Both the US-led military alliance and the Afghan National Defence and Security Forces (ANDSF) have reserved the right to attack terrorist outfits working under Islamic State and al-Qaeda. The US has not revealed whether it will withdraw all its forces, or keep some troops in Afghanistan. At present, the US-led military alliance has about 16,000 soldiers in the country. But the Taliban has announced that all foreign forces would leave Afghanistan.
Both the US and Taliban have agreed to chalk out a 135-day timetable under which the US will withdraw its forces within three to five years, while the Taliban would reduce attacks on US troops and ANSDF. However, it will be difficult for the Taliban to control all Taliban factions and prevent terrorist activity. Many Taliban commanders are not agreeable to allowing the retention of US counter-terrorism forces in the country. The role of the Central Intelligence Agency (CIA) is also important, as it has been financing several outfits. These groups would also try to sabotage a peace agreement. If peace talks do succeed, then the fate of about three million Afghan refugees living in Iran and Pakistan has to be decided.

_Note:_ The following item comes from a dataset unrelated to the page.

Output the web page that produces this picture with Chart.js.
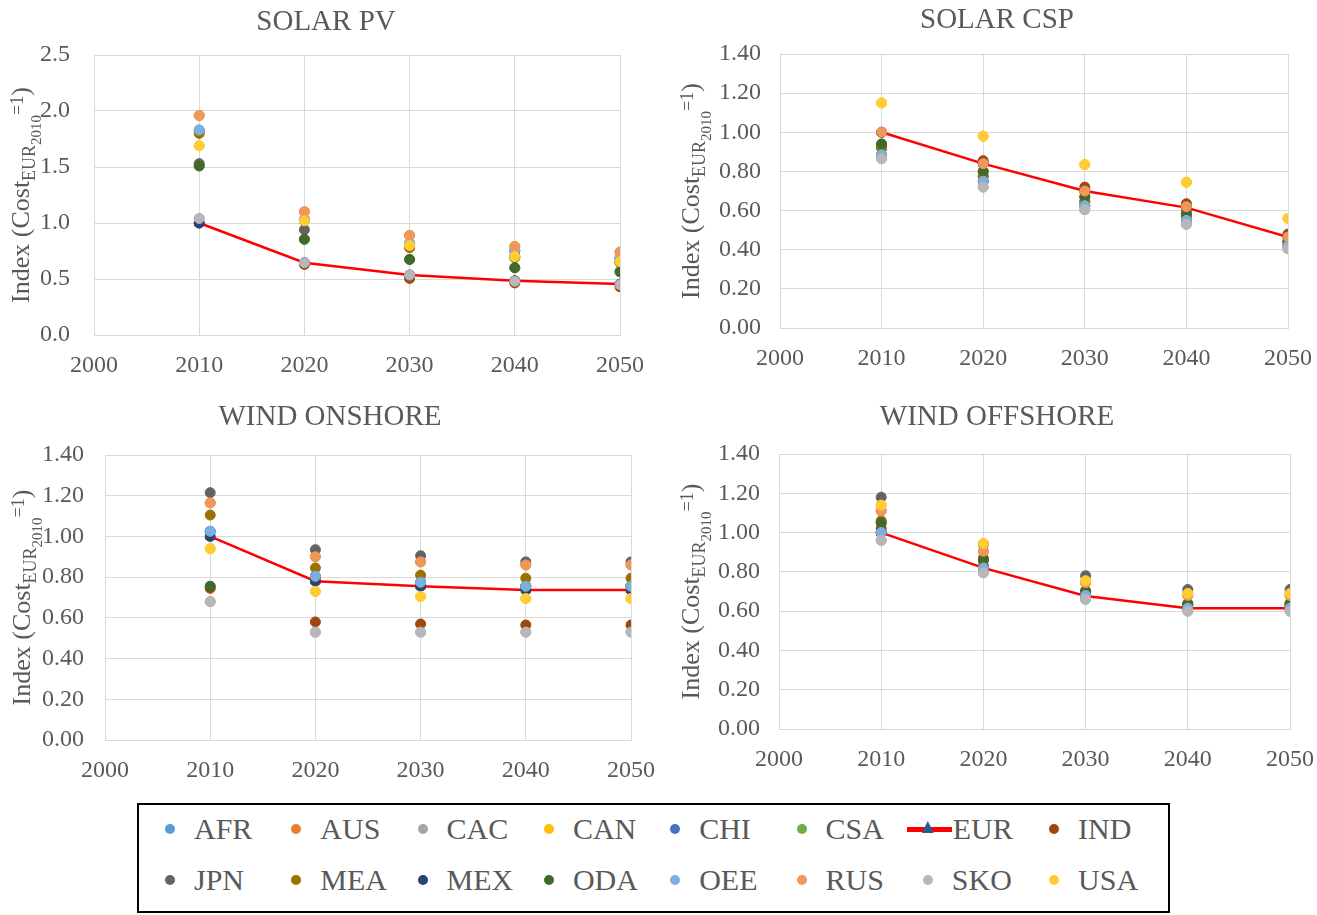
<!DOCTYPE html>
<html>
<head>
<meta charset="utf-8">
<script src="https://cdn.jsdelivr.net/npm/chart.js@4"></script>
<style>
  body { margin: 0; background: #fff; width: 1317px; height: 915px; position: relative; overflow: hidden; }
  canvas { position: absolute; }
  #legend { position: absolute; left: 137px; top: 803px; width: 1033px; height: 110px; box-sizing: border-box; border: 2px solid #000; }
  .item { position: absolute; font: 30px "Liberation Serif", "Times New Roman", serif; color: #595959; line-height: 30px; white-space: nowrap; }
  .dot { position: absolute; width: 10px; height: 10px; border-radius: 50%; }
</style>
</head>
<body>
<canvas id="pv" width="652" height="390" style="left:0;top:0"></canvas>
<canvas id="csp" width="638" height="384" style="left:678px;top:0"></canvas>
<canvas id="onshore" width="660" height="400" style="left:0;top:395px"></canvas>
<canvas id="offshore" width="638" height="390" style="left:678px;top:395px"></canvas>
<div id="legend"></div>
<script>
"use strict";

var years = [2010, 2020, 2030, 2040, 2050];
var regions = ["AFR", "AUS", "CAC", "CAN", "CHI", "CSA", "EUR", "IND",
               "JPN", "MEA", "MEX", "ODA", "OEE", "RUS", "SKO", "USA"];
var colors = ["#5B9BD5", "#ED7D31", "#A5A5A5", "#FFC000", "#4472C4", "#70AD47", "#255E91", "#9E480E",
              "#636363", "#997300", "#264478", "#43682B", "#7CAFDD", "#F1975A", "#B7B7B7", "#FFCD33"];

// one row per region, same order as regions[]
var solarPV = [
    [1.83, 1.03, 0.82, 0.75, 0.68],   // AFR
    [1.96, 1.10, 0.89, 0.79, 0.74],   // AUS
    [1.04, 0.645, 0.535, 0.48, 0.45], // CAC
    [1.69, 1.02, 0.80, 0.70, 0.655],  // CAN
    [1.82, 1.03, 0.81, 0.75, 0.68],   // CHI
    [1.51, 0.855, 0.675, 0.60, 0.565],// CSA
    [1.00, 0.645, 0.535, 0.485, 0.455],// EUR
    [1.00, 0.63, 0.505, 0.465, 0.43], // IND
    [1.53, 0.94, 0.785, 0.70, 0.65],  // JPN
    [1.80, 1.02, 0.78, 0.69, 0.645],  // MEA
    [1.00, 0.645, 0.535, 0.485, 0.455],// MEX
    [1.51, 0.855, 0.675, 0.60, 0.565],// ODA
    [1.83, 1.03, 0.815, 0.76, 0.69],  // OEE
    [1.96, 1.10, 0.89, 0.79, 0.74],   // RUS
    [1.04, 0.645, 0.535, 0.48, 0.45], // SKO
    [1.69, 1.02, 0.80, 0.70, 0.655]   // USA
];

var solarCSP = [
    [0.885, 0.75, 0.625, 0.55, 0.42], // AFR
    [1.00, 0.84, 0.70, 0.62, 0.465],  // AUS
    [0.865, 0.72, 0.605, 0.53, 0.405],// CAC
    [1.15, 0.98, 0.835, 0.745, 0.56], // CAN
    [0.885, 0.75, 0.625, 0.55, 0.42], // CHI
    [0.94, 0.80, 0.67, 0.585, 0.445], // CSA
    [1.00, 0.84, 0.70, 0.615, 0.465], // EUR
    [1.00, 0.855, 0.72, 0.635, 0.48], // IND
    [0.92, 0.775, 0.645, 0.57, 0.435],// JPN
    [0.92, 0.775, 0.645, 0.57, 0.435],// MEA
    [1.00, 0.84, 0.70, 0.615, 0.465], // MEX
    [0.94, 0.80, 0.67, 0.585, 0.445], // ODA
    [0.885, 0.75, 0.625, 0.55, 0.42], // OEE
    [1.00, 0.84, 0.70, 0.62, 0.465],  // RUS
    [0.865, 0.72, 0.605, 0.53, 0.405],// SKO
    [1.15, 0.98, 0.835, 0.745, 0.56]  // USA
];

var windOnshore = [
    [1.025, 0.805, 0.775, 0.755, 0.755], // AFR
    [1.165, 0.90, 0.875, 0.86, 0.86],    // AUS
    [0.68, 0.53, 0.53, 0.53, 0.53],      // CAC
    [0.94, 0.73, 0.705, 0.695, 0.695],   // CAN
    [1.025, 0.805, 0.775, 0.755, 0.755], // CHI
    [0.755, 0.80, 0.775, 0.755, 0.755],  // CSA
    [1.00, 0.78, 0.755, 0.737, 0.737],   // EUR
    [0.745, 0.58, 0.57, 0.565, 0.565],   // IND
    [1.215, 0.935, 0.905, 0.875, 0.875], // JPN
    [1.105, 0.845, 0.81, 0.795, 0.795],  // MEA
    [1.00, 0.78, 0.755, 0.737, 0.737],   // MEX
    [0.755, 0.80, 0.775, 0.755, 0.755],  // ODA
    [1.025, 0.805, 0.775, 0.755, 0.755], // OEE
    [1.165, 0.90, 0.875, 0.86, 0.86],    // RUS
    [0.68, 0.53, 0.53, 0.53, 0.53],      // SKO
    [0.94, 0.73, 0.705, 0.695, 0.695]    // USA
];

var windOffshore = [
    [1.00, 0.82, 0.68, 0.615, 0.615],   // AFR
    [1.11, 0.905, 0.745, 0.68, 0.68],   // AUS
    [0.96, 0.795, 0.66, 0.60, 0.60],    // CAC
    [1.14, 0.945, 0.755, 0.69, 0.69],   // CAN
    [1.00, 0.82, 0.68, 0.615, 0.615],   // CHI
    [1.05, 0.86, 0.70, 0.635, 0.635],   // CSA
    [1.00, 0.82, 0.677, 0.615, 0.615],  // EUR
    [1.02, 0.83, 0.69, 0.625, 0.625],   // IND
    [1.18, 0.94, 0.78, 0.71, 0.71],     // JPN
    [1.06, 0.87, 0.705, 0.64, 0.64],    // MEA
    [1.00, 0.82, 0.677, 0.615, 0.615],  // MEX
    [1.05, 0.86, 0.70, 0.635, 0.635],   // ODA
    [1.00, 0.82, 0.68, 0.615, 0.615],   // OEE
    [1.11, 0.905, 0.745, 0.68, 0.68],   // RUS
    [0.96, 0.795, 0.66, 0.60, 0.60],    // SKO
    [1.14, 0.945, 0.755, 0.69, 0.69]    // USA
];

var pvTicks = [0, 0.5, 1.0, 1.5, 2.0, 2.5];
var windTicks = [0, 0.2, 0.4, 0.6, 0.8, 1.0, 1.2, 1.4];
var yearTicks = [2000, 2010, 2020, 2030, 2040, 2050];

var serif = '"Liberation Serif", "Times New Roman", serif';
var textColor = "#595959";
var gridColor = "#D9D9D9";
Chart.defaults.font.family = serif;
Chart.defaults.color = textColor;

/* draws the rotated y title with its sub/superscripts */
var yTitlePlugin = {
    id: "yTitle",
    afterDraw: function(chart, args, opts) {
        var ctx = chart.ctx;
        var parts = [
            { t: "Index (Cost", size: 26, dy: 0 },
            { t: "EUR", size: 18, dy: 6 },
            { t: "2010", size: 15, dy: 12 },
            { t: "=1", size: 18, dy: -6 },
            { t: ")", size: 26, dy: 0 }
        ];
        ctx.save();
        var total = 0;
        parts.forEach(function(p) {
            ctx.font = p.size + "px " + serif;
            p.w = ctx.measureText(p.t).width;
            total += p.w;
        });
        var area = chart.chartArea;
        ctx.translate(opts.x, (area.top + area.bottom) / 2);
        ctx.rotate(-Math.PI / 2);
        ctx.fillStyle = textColor;
        ctx.textBaseline = "alphabetic";
        var x = -total / 2;
        parts.forEach(function(p) {
            ctx.font = p.size + "px " + serif;
            ctx.fillText(p.t, x, p.dy);
            x += p.w;
        });
        ctx.restore();
    }
};

function makeDatasets(values) {
    return regions.map(function(name, i) {
        var pts = years.map(function(y, j) { return { x: y, y: values[i][j] }; });
        var ds = {
            label: name,
            data: pts,
            backgroundColor: colors[i],
            borderColor: colors[i],
            pointRadius: 5,
            pointHoverRadius: 5,
            order: regions.length - i
        };
        if (name === "EUR") {
            ds.showLine = true;
            ds.borderColor = "#FF0000";
            ds.borderWidth = 2.5;
            ds.pointStyle = "triangle";
            ds.pointRadius = 5.5;
            ds.pointBorderColor = "#FF0000";
            ds.pointBorderWidth = 1;
            ds.pointBackgroundColor = colors[i];
        }
        return ds;
    });
}

function makeChart(id, title, values, yTicks, cfg) {
    var decimals = yTicks === pvTicks ? 1 : 2;
    return new Chart(document.getElementById(id), {
        type: "scatter",
        data: { datasets: makeDatasets(values) },
        options: {
            responsive: false,
            animation: false,
            layout: { padding: 0 },
            scales: {
                x: {
                    type: "linear",
                    min: yearTicks[0],
                    max: yearTicks[yearTicks.length - 1],
                    afterBuildTicks: function(s) { s.ticks = yearTicks.map(function(v) { return { value: v }; }); },
                    afterFit: function(s) {
                        s.height = cfg.bottom;
                        s.paddingLeft = 0;
                        s.paddingRight = cfg.right;
                    },
                    grid: { color: gridColor, drawTicks: false },
                    border: { color: gridColor },
                    ticks: { padding: 16, font: { size: 24 }, color: textColor,
                              callback: function(v) { return String(v); } }
                },
                y: {
                    type: "linear",
                    min: yTicks[0],
                    max: yTicks[yTicks.length - 1],
                    afterBuildTicks: function(s) { s.ticks = yTicks.map(function(v) { return { value: v }; }); },
                    afterFit: function(s) { s.width = cfg.left; },
                    grid: { color: gridColor, drawTicks: false },
                    border: { color: gridColor },
                    ticks: { padding: cfg.tickPad, font: { size: 24 }, color: textColor,
                              callback: function(v) { return Number(v).toFixed(decimals); } }
                }
            },
            plugins: {
                legend: { display: false },
                tooltip: { enabled: false },
                title: {
                    display: true,
                    text: title,
                    color: textColor,
                    font: { size: 29, weight: "normal", lineHeight: 1.2 },
                    padding: { top: cfg.tTop, bottom: cfg.tBottom }
                },
                yTitle: { x: cfg.titleX }
            }
        },
        plugins: [yTitlePlugin]
    });
}

makeChart("pv", "SOLAR PV", solarPV, pvTicks,
    { left: 94, right: 32, bottom: 55, tTop: 4.6, tBottom: 15.6, tickPad: 24, titleX: 29 });
makeChart("csp", "SOLAR CSP", solarCSP, windTicks,
    { left: 102, right: 28, bottom: 56, tTop: 2.6, tBottom: 16.6, tickPad: 19, titleX: 21 });
makeChart("onshore", "WIND ONSHORE", windOnshore, windTicks,
    { left: 105, right: 29, bottom: 55, tTop: 4.6, tBottom: 20.6, tickPad: 21, titleX: 30 });
makeChart("offshore", "WIND OFFSHORE", windOffshore, windTicks,
    { left: 101, right: 26, bottom: 56, tTop: 4.6, tBottom: 19.6, tickPad: 19, titleX: 21 });

// shared legend, two rows of eight
var legend = document.getElementById("legend");
regions.forEach(function(name, i) {
    var col = i % 8, row = Math.floor(i / 8);
    var cx = 170 + 126.3 * col - 139;   // relative to legend box inner edge
    var cy = 829 + 51 * row - 805;
    if (name === "EUR") {
        var line = document.createElement("div");
        line.style.cssText = "position:absolute;left:" + (cx - 21) + "px;top:" + (cy - 2.5) + "px;width:45px;height:5px;background:#FF0000;";
        legend.appendChild(line);
        var tri = document.createElement("div");
        tri.style.cssText = "position:absolute;left:" + (cx - 6) + "px;top:" + (cy - 8) + "px;width:12px;height:12px;background:" + colors[i] + ";clip-path:polygon(50% 0,100% 100%,0 100%);";
        legend.appendChild(tri);
    } else {
        var dot = document.createElement("div");
        dot.className = "dot";
        dot.style.left = (cx - 5) + "px";
        dot.style.top = (cy - 5) + "px";
        dot.style.background = colors[i];
        legend.appendChild(dot);
    }
    var label = document.createElement("div");
    label.className = "item";
    label.textContent = name;
    label.style.left = (name === "EUR" ? cx + 25 : cx + 24) + "px";
    label.style.top = (cy - 15) + "px";
    legend.appendChild(label);
});
</script>
</body>
</html>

There are some secret clauses in the agreement which may also cause trouble at a later date. Khalilzad is not a straightforward negotiator and he may promise several things which are not possible to fulfil. President Abdul Ghani does not trust him and, as he won the presidential election, he may prefer to negotiate with different Taliban factions to bring peace and may even sabotage the present agreement. Given the hurdles, it faces, only time will determine whether or not the accord is a success and peace is restored in Afghanistan.